Recorded data
┌──
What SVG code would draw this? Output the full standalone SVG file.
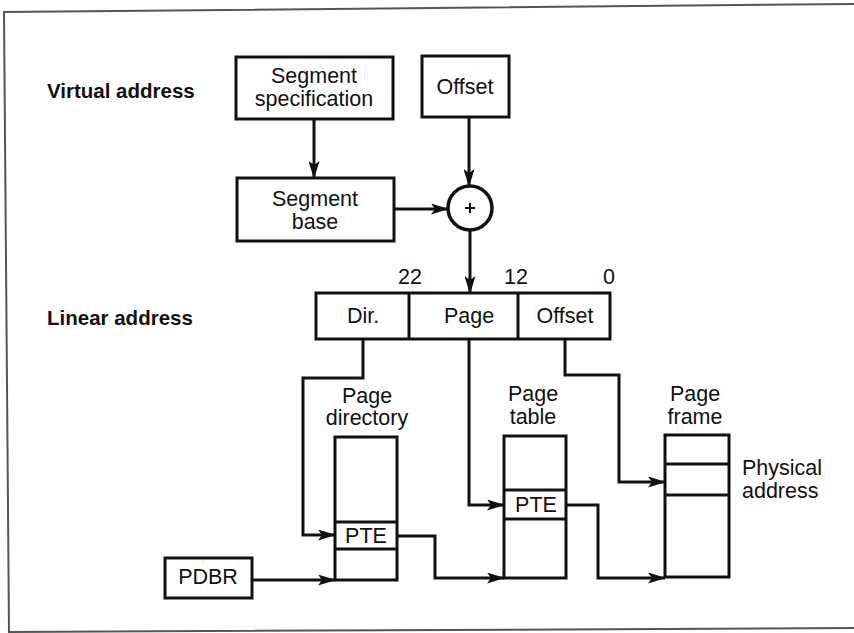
<svg xmlns="http://www.w3.org/2000/svg" width="854" height="633" viewBox="0 0 854 633">
<defs>
<marker id="ah" viewBox="0 0 18 11" refX="17" refY="5.5" markerWidth="18" markerHeight="11" markerUnits="userSpaceOnUse" orient="auto">
<path d="M0,0 L18,5.5 L0,11 L4,5.5 Z" fill="#111"/>
</marker>
<style>
.box{fill:#fff;stroke:#111;stroke-width:3}
.t{font-family:"Liberation Sans",Arial,sans-serif;font-size:21.5px;fill:#111;text-anchor:middle;dominant-baseline:central}
.b{font-family:"Liberation Sans",Arial,sans-serif;font-size:20.5px;font-weight:bold;fill:#111;dominant-baseline:central}
.l{fill:none;stroke:#111;stroke-width:3}
.c{fill:none;stroke:#111;stroke-width:3;marker-end:url(#ah)}
.frame{fill:none;stroke:#555;stroke-width:2}
</style>
</defs>
<rect width="854" height="633" fill="#fff"/>
<path class="frame" d="M854,4 L4,12 L9,633 M9,632 L854,628"/>

<text class="b" x="47" y="90">Virtual address</text>
<text class="b" x="47" y="317">Linear address</text>

<g id="seg-spec"><rect class="box" x="236" y="57" width="157" height="62"/><text class="t" x="314" y="76">Segment</text><text class="t" x="314" y="99">specification</text></g>
<g id="offset-v"><rect class="box" x="422" y="56" width="87" height="61"/><text class="t" x="465" y="87">Offset</text></g>
<g id="seg-base"><rect class="box" x="237" y="178" width="157" height="63"/><text class="t" x="315" y="199">Segment</text><text class="t" x="315" y="222">base</text></g>
<g id="adder"><circle cx="470" cy="208" r="22" fill="#fff" stroke="#111" stroke-width="3.5"/><path d="M465,208 H475 M470,203 V213" stroke="#111" stroke-width="2"/></g>

<g id="bits"><text class="t" x="410" y="277">22</text><text class="t" x="516" y="277">12</text><text class="t" x="609" y="277">0</text></g>
<g id="linear">
<rect class="box" x="316" y="293" width="294" height="46"/>
<line class="l" x1="409" y1="293" x2="409" y2="339"/>
<line class="l" x1="518" y1="293" x2="518" y2="339"/>
<text class="t" x="363" y="316">Dir.</text><text class="t" x="469" y="316">Page</text><text class="t" x="565" y="316">Offset</text>
</g>

<g id="page-dir">
<text class="t" x="367" y="396">Page</text><text class="t" x="367" y="418">directory</text>
<rect class="box" x="335" y="437" width="62" height="143"/>
<line class="l" x1="335" y1="522" x2="397" y2="522"/>
<line class="l" x1="335" y1="549" x2="397" y2="549"/>
<text class="t" x="366" y="536">PTE</text>
</g>
<g id="pdbr"><rect class="box" x="165" y="558" width="87" height="40"/><text class="t" x="208" y="577">PDBR</text></g>

<g id="page-table">
<text class="t" x="533" y="394">Page</text><text class="t" x="533" y="417">table</text>
<rect class="box" x="504" y="436" width="62" height="142"/>
<line class="l" x1="504" y1="490" x2="566" y2="490"/>
<line class="l" x1="504" y1="519" x2="566" y2="519"/>
<text class="t" x="536" y="505">PTE</text>
</g>

<g id="page-frame">
<text class="t" x="695" y="394">Page</text><text class="t" x="695" y="417">frame</text>
<rect class="box" x="665" y="435" width="64" height="142"/>
<line class="l" x1="665" y1="464" x2="729" y2="464"/>
<line class="l" x1="665" y1="495" x2="729" y2="495"/>
</g>
<g id="phys"><text class="t" x="742" y="468" style="text-anchor:start">Physical</text><text class="t" x="742" y="491" style="text-anchor:start">address</text></g>

<g id="connectors">
<path class="c" d="M314,119 V178"/>
<path class="c" d="M469,117 V186"/>
<path class="c" d="M394,209 H448"/>
<path class="c" d="M470,230 V293"/>
<path class="c" d="M363,339 V378 H303 V535 H335"/>
<path class="c" d="M252,580 H335"/>
<path class="c" d="M397,536 H435 V578 H504"/>
<path class="c" d="M469,339 V505 H504"/>
<path class="c" d="M566,505 H598 V578 H665"/>
<path class="c" d="M565,339 V375 H619 V482 H665"/>
</g>
</svg>
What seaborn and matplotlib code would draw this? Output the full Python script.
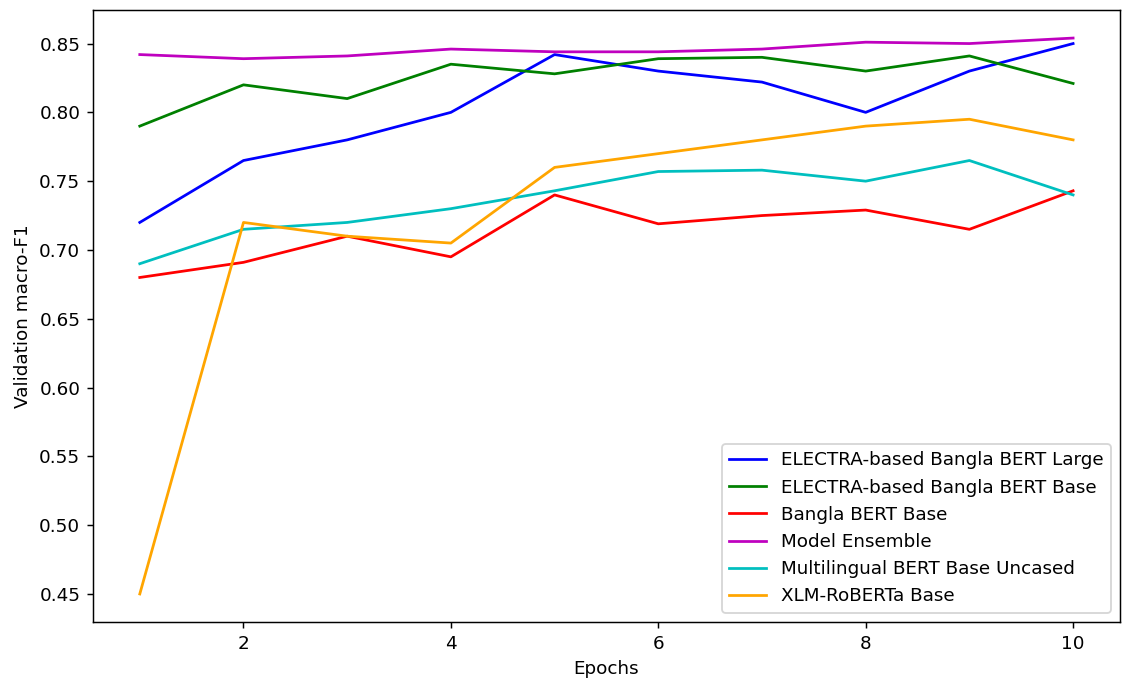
└──
_Exercise_:
Show, from the material above, each line that includes the string "code".

_Result_:
What SVG code would draw this? Output the full standalone SVG file.
What seaborn and matplotlib code would draw this? Output the full Python script.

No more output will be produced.